The data parsing process runs in a background job on the webserver. Within the configuration file you can specify how many records are fetched to parse and how often the process needs to run. It's also possible to specify which server(s) needs to be responsible for the parsing process.
On average we see that the amount of stored data is only 0,1 kb per visit. This is only 10% of the original amount in the raw data tables.
The SQL Script for determining that is:
/***
* Copied and applied for the uMarketingSuite datatables from https://support.managed.com/kb/a227/how-to-find-large-tables-in-sql-database.aspx
* Find the number of rows and the size of tables
***/
CREATE TABLE #temp (
table_name sysname ,
row_count INT,
reserved_size VARCHAR(50),
data_size VARCHAR(50),
index_size VARCHAR(50),
unused_size VARCHAR(50))
SET NOCOUNT ON
INSERT #temp
EXEC sp_msforeachtable 'sp_spaceused ''?'''
SELECT SUM(a.row_count) as [total number of rows],
SUM(CAST(REPLACE(a.data_size, ' KB','') as integer)) as [total data size]
FROM #temp a
WHERE a.table_name LIKE 'uMarketingSuiteAnalytics%' AND NOT a.table_name LIKE 'uMarketingSuiteAnalytics%raw%'
SELECT a.table_name,
a.row_count,
COUNT(*) AS col_count,
a.data_size
FROM #temp a
INNER JOIN information_schema.columns b
ON a.table_name collate database_default = b.table_name collate database_default
OR REPLACE(REPLACE(a.table_name, '[dbo].[',''),']','') = b.table_name collate database_default
WHERE a.table_name LIKE 'uMarketingSuiteAnalytics%' AND NOT a.table_name LIKE 'uMarketingSuiteAnalytics%raw%'
GROUP BY a.table_name, a.row_count, a.data_size
ORDER BY CAST(REPLACE(a.data_size, ' KB', '') AS integer) DESC
DROP TABLE #temp
Show me more numbers
With the two SQL scripts above you can find out how much data is used by the uMarketingSuite. If you want to see how long the processing step takes you can run this script to see the processing speed for the raw pageviews:
SELECT AVG(isnull(datediff(ms, processingStarted, processingFinished),0))

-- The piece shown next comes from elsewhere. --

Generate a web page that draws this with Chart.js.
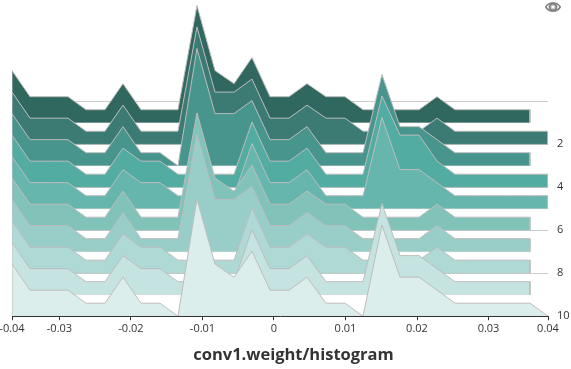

, CAST(processingStarted as DATE)
FROM [uMarketingSuiteAnalyticsRawPageView]
WHERE processingstarted IS NOT NULL
AND processingFinished IS NOT NULL
AND processingFailed = 0
GROUP BY CAST(processingStarted as DATE)
ORDER BY CAST(processingStarted as DATE)
and for the raw clientsidedata:
SELECT AVG(isnull(datediff(ms, processingStarted, processingFinished),0))
, CAST(processingStarted as DATE)
FROM [uMarketingSuiteAnalyticsRawClientSideData]
WHERE processingstarted IS NOT NULL
AND processingFinished IS NOT NULL
AND processingFailed = 0
GROUP BY CAST(processingStarted as DATE)
ORDER BY CAST(processingStarted as DATE)
We try to keep the average parsing speed under the 100 ms. Please let us know if you see anything different.
Optimized infrastructure
You can also optimize your server infrastructure to tweak the performance. There are a few options that you could apply:
- You could setup more webservers in a loadbalanced setup. Each of these webservers will collect data of the visitor, but you can specify in the configuration which webserver(s) is responsible for the parsing of the data. You could also setup one specific server only for parsing the data. In that case the other webservers will have almost no impact on their performance. To set this up you need to set the parameter 'IsProcessingServer' to 'false' in your configuration file for all servers that do not need to process the data and set it to 'true' on the server(s) that is responsible for parsing. If there is not server with this setting set to 'true' the raw data of the uMarketingSuite will take place, but the data will never be processed.
- By default the uMarketingSuite stores its data in the same database as Umbraco. It uses the default connection string of Umbraco (named 'umbracoDbDSN'). It is possible to specify a separate database for all uMarketingSuite data. This could be another database on the same server but also another databaseserver. To do this you need to specify a new connection string in your application and give that connectionstring a name. In the configuration file you can now specify this name in the field 'DatabaseConnectionStringName'.